Do you know the power a female weaver bird has? Ha! Unlike her human counterparts. she has not been taught to be coy and subservient when it comes to expressing her views. She is not the, jo aap kahe (whatever you say) type. In matters that concern her, she has a voice and uses it.
The male weaver bird, in charge of making a nest, expertly weaves blades of grass and leaves from nearby trees (after first fastening it to the branch of a tree) to make one. Phew, he says once it is done. Now to interest someone, not just anyone mind you, it has to be a female weaver bird, to come and live with me.
With this in mind, he hangs upside down at the bottom near the entry to his nest, flutters his wings, sings his song. Not everyone’s idea of what sets a heart aflutter. But there you have it, this is how weaver birds play the love game. Along comes a female bird. Ha, someone’s done with nest-building. Let’s take a look and see if it is any good.
She peers in. If she doesn’t like that first look she flies away… or (here’s where I go all wide-eyed), in some cases, she destroys the whole nest. Yup, it becomes nothing but rubble.. er, I mean dried leaves and grass on the ground. She then goes away to wait on a branch of a tree nearby to wait and see if he can do better.
The male bird starts afresh, if the nest has been completely destroyed, if not, he removes parts from here and there and rebuilds, weaving more blades of grass and leaves making it securer, sturdier. Again he sings, calling out to the female. The solo inspection team promptly flies down, peers inside, walks in, shakes the nest a good deal (gotta check if it can be safe on a windy day, right?). Sheesh, this feller has a lot more to learn. She flies off.

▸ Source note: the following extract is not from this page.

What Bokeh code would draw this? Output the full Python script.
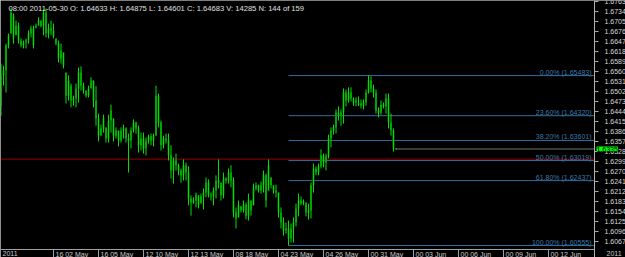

This continues four to five times and as per some human eye-witnesses in one case, a good twenty-five times! Only, and ONLY when she is sure about her living quarters does the female bird move in. After all she has to think about the safety of the eggs she is to lay and the chicks that are to hatch.
Did you notice one thing? The female bird says ‘no’ multiple times and the male bird does not flip at all. Some strength of character, that. If a human male hears a ‘no’ most times he takes it as an affront to his masculinity. A ‘no’ can even get a human female killed.